● Task objective
Pictures in the data below are not part of the copy; transcribe everything else exactly.

● Dataset excerpt
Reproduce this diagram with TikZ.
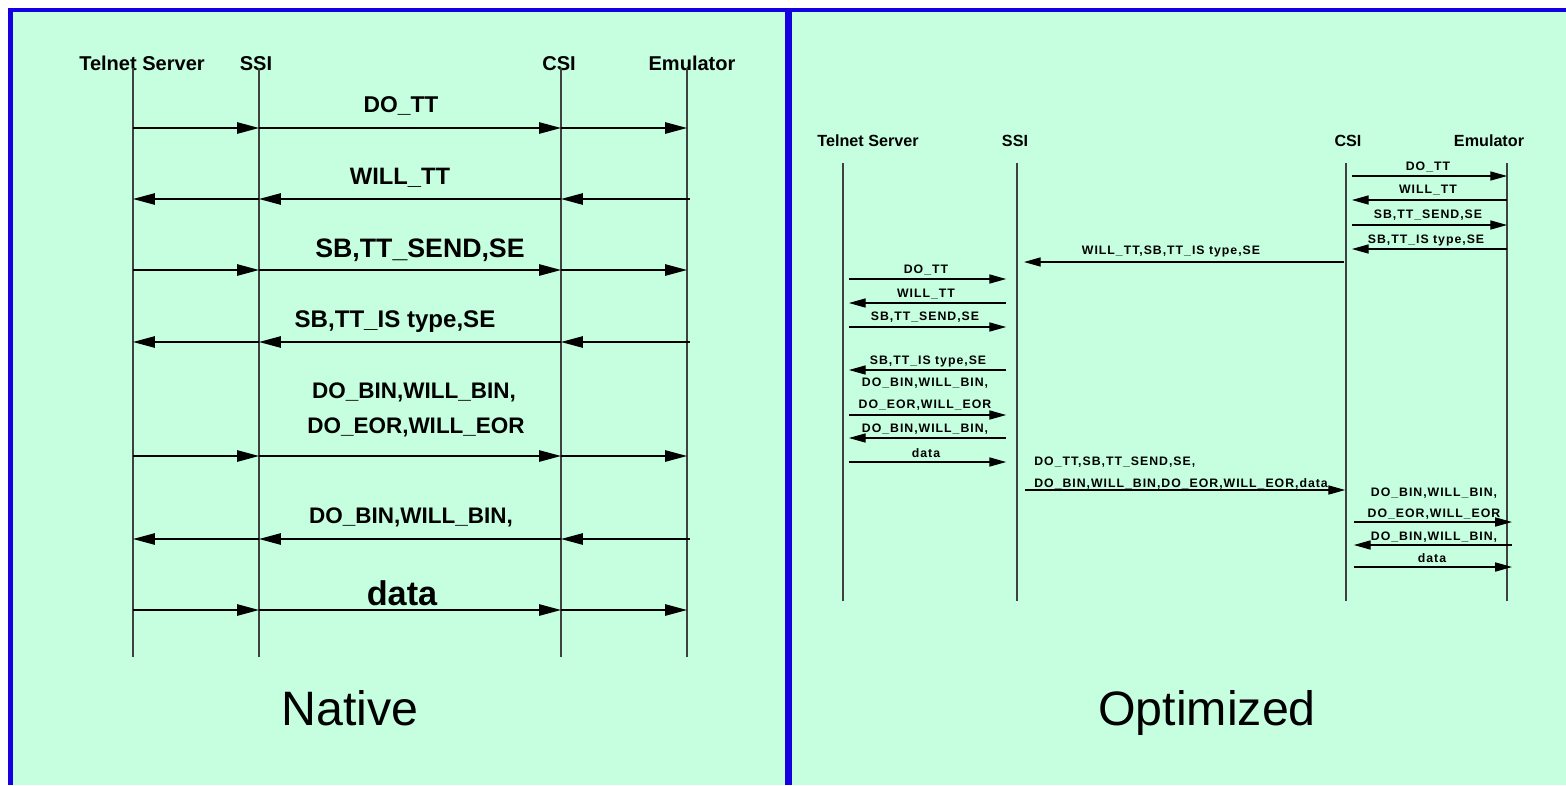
\documentclass[tikz,border=0pt]{standalone}
\usepackage{fontspec}
\setmainfont{Liberation Sans}
\usetikzlibrary{arrows.meta}

\definecolor{panelgreen}{RGB}{198,255,224}
\definecolor{frameblue}{RGB}{20,0,224}

\tikzset{
  lifeline/.style={draw=black!75, line width=0.8pt},
  msg/.style={line width=0.8pt, -{Triangle[length=12.5pt,width=6.5pt]}},
  smallmsg/.style={line width=0.6pt, -{Triangle[length=9.5pt,width=5.2pt]}},
  actor/.style={font=\bfseries\fontsize{11.4}{13}\selectfont, inner sep=0pt, text height=8.2pt, text depth=0pt},
  smallactor/.style={font=\bfseries\fontsize{9.2}{11}\selectfont, inner sep=0pt, text height=6.6pt, text depth=0pt},
  lbl/.style={inner sep=0pt, text depth=0pt},
  smalllbl/.style={font=\bfseries\fontsize{7}{8}\selectfont\addfontfeature{LetterSpace=8}, inner sep=0pt, text height=5pt, text depth=0pt},
  caption/.style={font=\fontsize{27.5}{30}\selectfont, inner sep=0pt}
}

\begin{document}
\begin{tikzpicture}[x=0.02cm, y=-0.02cm]
    \useasboundingbox (0,0) rectangle (1566,785);

    % Background and blue frame
    \fill[panelgreen] (8,8) rectangle (1566,785);
    \draw[frameblue, line width=2.8pt] (10.5,785) -- (10.5,10) -- (1566,10);
    \draw[frameblue, line width=4pt] (788.5,10) -- (788.5,785);

    % ---------------- Native ----------------
    \node[actor] (hTS)  at (142,63) {Telnet Server};
    \node[actor] (hSSI) at (256,63) {SSI};
    \node[actor] (hCSI) at (559,63) {CSI};
    \node[actor] (hEM)  at (692,63) {Emulator};

    \foreach \n/\x in {lTS/133, lSSI/259, lCSI/561, lEM/687} {
        \coordinate (\n) at (\x,68);
        \coordinate (\n b) at (\x,657);
        \draw[lifeline] (\n) -- (\n b);
    }

    % messages, each one split at every lifeline
    \foreach \y/\dir in {128/r, 199/l, 270/r, 342/l, 456/r, 539/l, 610/r} {
        \coordinate (row) at (0,\y);
        \if\dir r
            \draw[msg] (lTS|-row) -- (lSSI|-row);
            \draw[msg] (lSSI|-row) -- (lCSI|-row);
            \draw[msg] (lCSI|-row) -- (lEM|-row);
        \else
            \draw[msg] ([xshift=1.5pt]lEM|-row) -- (lCSI|-row);
            \draw[msg] (lCSI|-row) -- (lSSI|-row);
            \draw[msg] (lSSI|-row) -- (lTS|-row);
        \fi
    }

    \foreach \x/\y/\s/\t [count=\i] in {401/104/13/{DO\_TT}, 400/176/13.5/{WILL\_TT},
            420/248/15.2/{SB,TT\_SEND,SE}, 395/319/13.7/{SB,TT\_IS type,SE},
            414/390/12.8/{DO\_BIN,WILL\_BIN,}, 416/425/12.8/{DO\_EOR,WILL\_EOR},
            411/515/12.8/{DO\_BIN,WILL\_BIN,}, 402/593/19.5/{data}} {
        \pgfmathsetmacro{\capht}{0.72*\s}
        \node[lbl, font=\bfseries\fontsize{\s}{\s}\selectfont, text height=\capht pt] (nl\i) at (\x,\y) {\t};
    }

    \node[caption] (native) at (350,708) {Native};

    % ---------------- Optimized ----------------
    \node[smallactor] (oTS)  at (868,141) {Telnet Server};
    \node[smallactor] (oSSI) at (1015,141) {SSI};
    \node[smallactor] (oCSI) at (1348,141) {CSI};
    \node[smallactor] (oEM)  at (1489,141) {Emulator};

    \foreach \n/\x in {rTS/843, rSSI/1017, rCSI/1346, rEM/1507} {
        \coordinate (\n) at (\x,163);
        \coordinate (\n b) at (\x,601);
        \draw[lifeline, line width=0.6pt] (\n) -- (\n b);
    }

    \foreach \y/\a/\b/\sa/\sb in {176/rCSI/rEM/3.4pt/0pt, 200/rEM/rCSI/0pt/3.4pt,
            225/rCSI/rEM/3.4pt/0pt, 249/rEM/rCSI/0pt/3.4pt,
            262/rCSI/rSSI/1.1pt/4pt,
            279/rTS/rSSI/3.4pt/6.2pt, 303/rSSI/rTS/6.2pt/3.4pt,
            327/rTS/rSSI/3.4pt/6.2pt, 370/rSSI/rTS/6.2pt/3.4pt,
            415/rTS/rSSI/3.4pt/6.2pt, 438/rSSI/rTS/6.2pt/3.4pt,
            462/rTS/rSSI/3.4pt/6.2pt,
            490/rSSI/rCSI/4.5pt/0.5pt,
            522/rCSI/rEM/4.5pt/-2.8pt, 545/rEM/rCSI/-2.8pt/4.5pt,
            567/rCSI/rEM/4.5pt/-2.8pt} {
        \coordinate (row) at (0,\y);
        \draw[smallmsg, shorten <=\sa, shorten >=\sb] (\a|-row) -- (\b|-row);
    }

    \foreach \x/\y/\t [count=\i] in {1428/166/{DO\_TT}, 1428/189/{WILL\_TT},
            1428/214/{SB,TT\_SEND,SE}, 1426/239/{SB,TT\_IS type,SE},
            1171/250/{WILL\_TT,SB,TT\_IS type,SE},
            926/269/{DO\_TT}, 926/293/{WILL\_TT}, 925/316/{SB,TT\_SEND,SE},
            928/360/{SB,TT\_IS type,SE}, 925/382/{DO\_BIN,WILL\_BIN,},
            925/404/{DO\_EOR,WILL\_EOR}, 925/428/{DO\_BIN,WILL\_BIN,},
            926/453/{data},
            1434/492/{DO\_BIN,WILL\_BIN,}, 1434/513/{DO\_EOR,WILL\_EOR},
            1434/536/{DO\_BIN,WILL\_BIN,}, 1432/558/{data}} {
        \node[smalllbl] (nr\i) at (\x,\y) {\t};
    }
    \node[smalllbl, anchor=west] (nrA) at (1034,461) {DO\_TT,SB,TT\_SEND,SE,};
    \node[smalllbl, anchor=west] (nrB) at (1034,483) {DO\_BIN,WILL\_BIN,DO\_EOR,WILL\_EOR,data};

    \node[caption] (optimized) at (1207,713) {Optimized};
\end{tikzpicture}
\end{document}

● Exercise solution
Reproduce this diagram with TikZ.
\documentclass[tikz,border=0pt]{standalone}
\usepackage{fontspec}
\setmainfont{Liberation Sans}
\usetikzlibrary{arrows.meta}

\definecolor{panelgreen}{RGB}{198,255,224}
\definecolor{frameblue}{RGB}{20,0,224}

\tikzset{
  lifeline/.style={draw=black!75, line width=0.8pt},
  msg/.style={line width=0.8pt, -{Triangle[length=12.5pt,width=6.5pt]}},
  smallmsg/.style={line width=0.6pt, -{Triangle[length=9.5pt,width=5.2pt]}},
  actor/.style={font=\bfseries\fontsize{11.4}{13}\selectfont, inner sep=0pt, text height=8.2pt, text depth=0pt},
  smallactor/.style={font=\bfseries\fontsize{9.2}{11}\selectfont, inner sep=0pt, text height=6.6pt, text depth=0pt},
  lbl/.style={inner sep=0pt, text depth=0pt},
  smalllbl/.style={font=\bfseries\fontsize{7}{8}\selectfont\addfontfeature{LetterSpace=8}, inner sep=0pt, text height=5pt, text depth=0pt},
  caption/.style={font=\fontsize{27.5}{30}\selectfont, inner sep=0pt}
}

\begin{document}
\begin{tikzpicture}[x=0.02cm, y=-0.02cm]
    \useasboundingbox (0,0) rectangle (1566,785);

    % Background and blue frame
    \fill[panelgreen] (8,8) rectangle (1566,785);
    \draw[frameblue, line width=2.8pt] (10.5,785) -- (10.5,10) -- (1566,10);
    \draw[frameblue, line width=4pt] (788.5,10) -- (788.5,785);

    % ---------------- Native ----------------
    \node[actor] (hTS)  at (142,63) {Telnet Server};
    \node[actor] (hSSI) at (256,63) {SSI};
    \node[actor] (hCSI) at (559,63) {CSI};
    \node[actor] (hEM)  at (692,63) {Emulator};

    \foreach \n/\x in {lTS/133, lSSI/259, lCSI/561, lEM/687} {
        \coordinate (\n) at (\x,68);
        \coordinate (\n b) at (\x,657);
        \draw[lifeline] (\n) -- (\n b);
    }

    % messages, each one split at every lifeline
    \foreach \y/\dir in {128/r, 199/l, 270/r, 342/l, 456/r, 539/l, 610/r} {
        \coordinate (row) at (0,\y);
        \if\dir r
            \draw[msg] (lTS|-row) -- (lSSI|-row);
            \draw[msg] (lSSI|-row) -- (lCSI|-row);
            \draw[msg] (lCSI|-row) -- (lEM|-row);
        \else
            \draw[msg] ([xshift=1.5pt]lEM|-row) -- (lCSI|-row);
            \draw[msg] (lCSI|-row) -- (lSSI|-row);
            \draw[msg] (lSSI|-row) -- (lTS|-row);
        \fi
    }

    \foreach \x/\y/\s/\t [count=\i] in {401/104/13/{DO\_TT}, 400/176/13.5/{WILL\_TT},
            420/248/15.2/{SB,TT\_SEND,SE}, 395/319/13.7/{SB,TT\_IS type,SE},
            414/390/12.8/{DO\_BIN,WILL\_BIN,}, 416/425/12.8/{DO\_EOR,WILL\_EOR},
            411/515/12.8/{DO\_BIN,WILL\_BIN,}, 402/593/19.5/{data}} {
        \pgfmathsetmacro{\capht}{0.72*\s}
        \node[lbl, font=\bfseries\fontsize{\s}{\s}\selectfont, text height=\capht pt] (nl\i) at (\x,\y) {\t};
    }

    \node[caption] (native) at (350,708) {Native};

    % ---------------- Optimized ----------------
    \node[smallactor] (oTS)  at (868,141) {Telnet Server};
    \node[smallactor] (oSSI) at (1015,141) {SSI};
    \node[smallactor] (oCSI) at (1348,141) {CSI};
    \node[smallactor] (oEM)  at (1489,141) {Emulator};

    \foreach \n/\x in {rTS/843, rSSI/1017, rCSI/1346, rEM/1507} {
        \coordinate (\n) at (\x,163);
        \coordinate (\n b) at (\x,601);
        \draw[lifeline, line width=0.6pt] (\n) -- (\n b);
    }

    \foreach \y/\a/\b/\sa/\sb in {176/rCSI/rEM/3.4pt/0pt, 200/rEM/rCSI/0pt/3.4pt,
            225/rCSI/rEM/3.4pt/0pt, 249/rEM/rCSI/0pt/3.4pt,
            262/rCSI/rSSI/1.1pt/4pt,
            279/rTS/rSSI/3.4pt/6.2pt, 303/rSSI/rTS/6.2pt/3.4pt,
            327/rTS/rSSI/3.4pt/6.2pt, 370/rSSI/rTS/6.2pt/3.4pt,
            415/rTS/rSSI/3.4pt/6.2pt, 438/rSSI/rTS/6.2pt/3.4pt,
            462/rTS/rSSI/3.4pt/6.2pt,
            490/rSSI/rCSI/4.5pt/0.5pt,
            522/rCSI/rEM/4.5pt/-2.8pt, 545/rEM/rCSI/-2.8pt/4.5pt,
            567/rCSI/rEM/4.5pt/-2.8pt} {
        \coordinate (row) at (0,\y);
        \draw[smallmsg, shorten <=\sa, shorten >=\sb] (\a|-row) -- (\b|-row);
    }

    \foreach \x/\y/\t [count=\i] in {1428/166/{DO\_TT}, 1428/189/{WILL\_TT},
            1428/214/{SB,TT\_SEND,SE}, 1426/239/{SB,TT\_IS type,SE},
            1171/250/{WILL\_TT,SB,TT\_IS type,SE},
            926/269/{DO\_TT}, 926/293/{WILL\_TT}, 925/316/{SB,TT\_SEND,SE},
            928/360/{SB,TT\_IS type,SE}, 925/382/{DO\_BIN,WILL\_BIN,},
            925/404/{DO\_EOR,WILL\_EOR}, 925/428/{DO\_BIN,WILL\_BIN,},
            926/453/{data},
            1434/492/{DO\_BIN,WILL\_BIN,}, 1434/513/{DO\_EOR,WILL\_EOR},
            1434/536/{DO\_BIN,WILL\_BIN,}, 1432/558/{data}} {
        \node[smalllbl] (nr\i) at (\x,\y) {\t};
    }
    \node[smalllbl, anchor=west] (nrA) at (1034,461) {DO\_TT,SB,TT\_SEND,SE,};
    \node[smalllbl, anchor=west] (nrB) at (1034,483) {DO\_BIN,WILL\_BIN,DO\_EOR,WILL\_EOR,data};

    \node[caption] (optimized) at (1207,713) {Optimized};
\end{tikzpicture}
\end{document}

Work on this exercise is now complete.